Welwitindolinones Redux

Perhaps not unexpectedly, given last year's exciting breakthrough syntheses, more synthetic work on the weltwitindolinones appeared in the literature last week, so I think an update is in order. As a reminder, the first synthesis of a bridged bicyclic member of this family came in March last year when Rawal reported a neat racemic route to N-methylwelwitindolinone D isonitrile, emerging as the winner of a 15 year race between plenty of well known synthetic chemists. This was rapidly followed by Garg, who published an excellent synthesis of (-)-N-methylwelwitindolinone C isothiocyanate in August, which I covered here.

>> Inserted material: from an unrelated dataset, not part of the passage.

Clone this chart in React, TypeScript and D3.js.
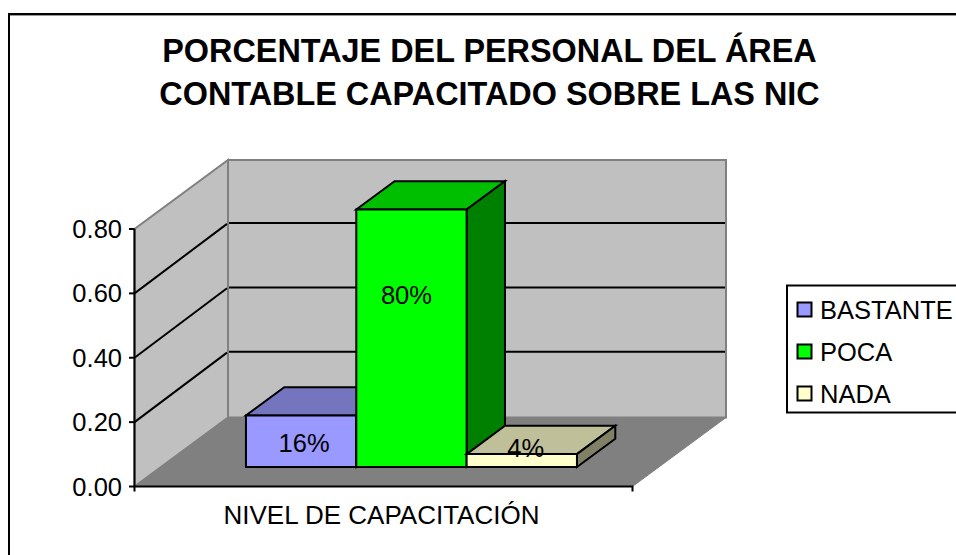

Well, two more back to back JACS papers,[1] one each from Rawal and Garg have just appeared, and I'll summarise both here. Garg's describes improvements to the key step in his previously reported route to (-)-N-methylwelwitindolinone C isothiocyanate, along with the synthesis of (-)-N-methylwelwitindolinone C isonitrile and a couple of the so-called 'oxidised welwitindolinones'. Rawal's contains an asymmetric version of his previous racemic route, allowing access to (-)-N-methylwelwitindolinone C isothiocyanate/isonitrile, along with one of the 'oxidised welwitindolinones'. As Rawal’s has the most new chemistry of the two we'll look at that first.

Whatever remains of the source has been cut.